Construction of a master brake cylinder
A master brake cylinder is a massive steel component with a piston rod. Internally it has five drilling holes. One of those accommodates the piston rod, allowing it to move in the cylinder. Four openings run sideways via external screw threads containing the brake lines. One or two more holes on the top are intended for the expansion tank of the brake fluid. The tank can be disengaged and mounted separately or alternatively integrated in the wheel brake system. Between piston rod and the tube of the master brake cylinder are several gaskets. These are the weak point in this component.
Function of a master brake cylinder
The master brake cylinder is screwed tightly in the engine compartment. Its piston rod is connected to the brake booster. When the brake is applied, the piston rod is pushed into the master brake cylinder with a force of 2 bar, putting the hydraulic fluid under pressure. This pressure is transmitted to the separate brake cylinders virtually without any loss of pressure. This functions on condition of no gas, air or water reaching the brake oil.
Defects of the master brake cylinder
A master brake cylinder has only one really weak point: the gaskets between piston rod and inside of the brake cylinder. If these fail, hydraulic oil can leak out sideways. This is perceived when braking pressure obviously deteriorates. The brake pedal has to be "pumped" to make it work. All in all the driving safety of a car with defective main brake cylinder is no longer guaranteed. The cylinder must be replaced as soon as possible.

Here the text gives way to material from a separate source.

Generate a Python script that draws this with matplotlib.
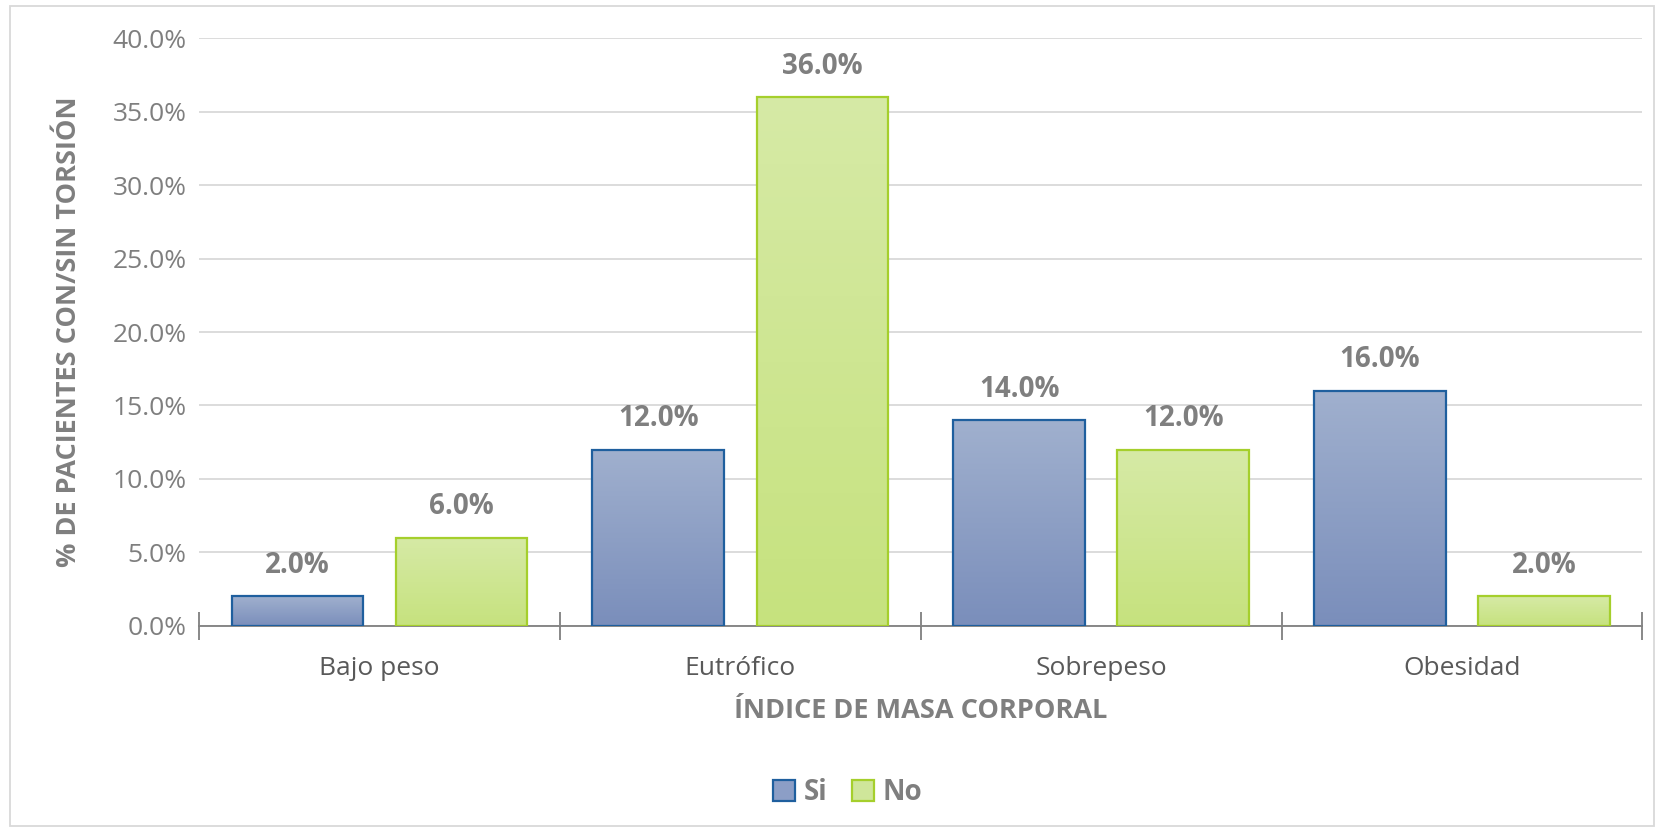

Repair of the master brake cylinder
In the past, standard repair of master brake cylinder was a change of gaskets. Theoretically this is still an option. For reasons of guarantee as well as the cheap prices for this wear part, the master brake cylinder is now always completely replaced. This replacement can be somewhat tricky: there is a danger of air penetrating in the brake line. Therefore we recommend the following steps:
- Check the water level in the brake oil with a testing strip. If this level approaches the threshold value, drain the brake oil completely, replace the cylinder and fill the braking system with fresh braking fluid. By doing so, you perform a safe and full repair. Do not forget to vent the braking system following repair.
- Replacing master brake cylinder is very simple: the four connected brake lines are unscrewed. Then, the master brake cylinder is unscrewed from its mounting plate. Subsequently it can be pulled from the brake booster. A split pin or an extra nut may be applied for safety. The disassembly is very simple and can be performed by anyone with simple tools.
- We always recommend replacing the expansion tank simultaneously with the master brake cylinder. By doing so, you always have a new unit installed and don't need to worry about cracking or leaking of these components.
- Unscrewing the brake lines and the venting of the braking system are always an excellent occasion for inspecting lines and hoses. The lines must be rust-free. The hoses should not be brittle or porous. Possible biting marks of weasels can be found on these parts. "Ballooning" has become rare, but can occur in cheap brake hoses. Here too applies: everything that looks suspicious must be replaced. Otherwise even the best master brake cylinder is useless.
Costs for a new main brake cylinder
A master cylinder is a safety-relevant component and only the best quality should be installed. Inferior products from obscure manufacturers are always very risky. Expenses starting at 50 EUR (c. £45) for a high-quality master brake cylinder from a branded manufacturer are in no way excessive.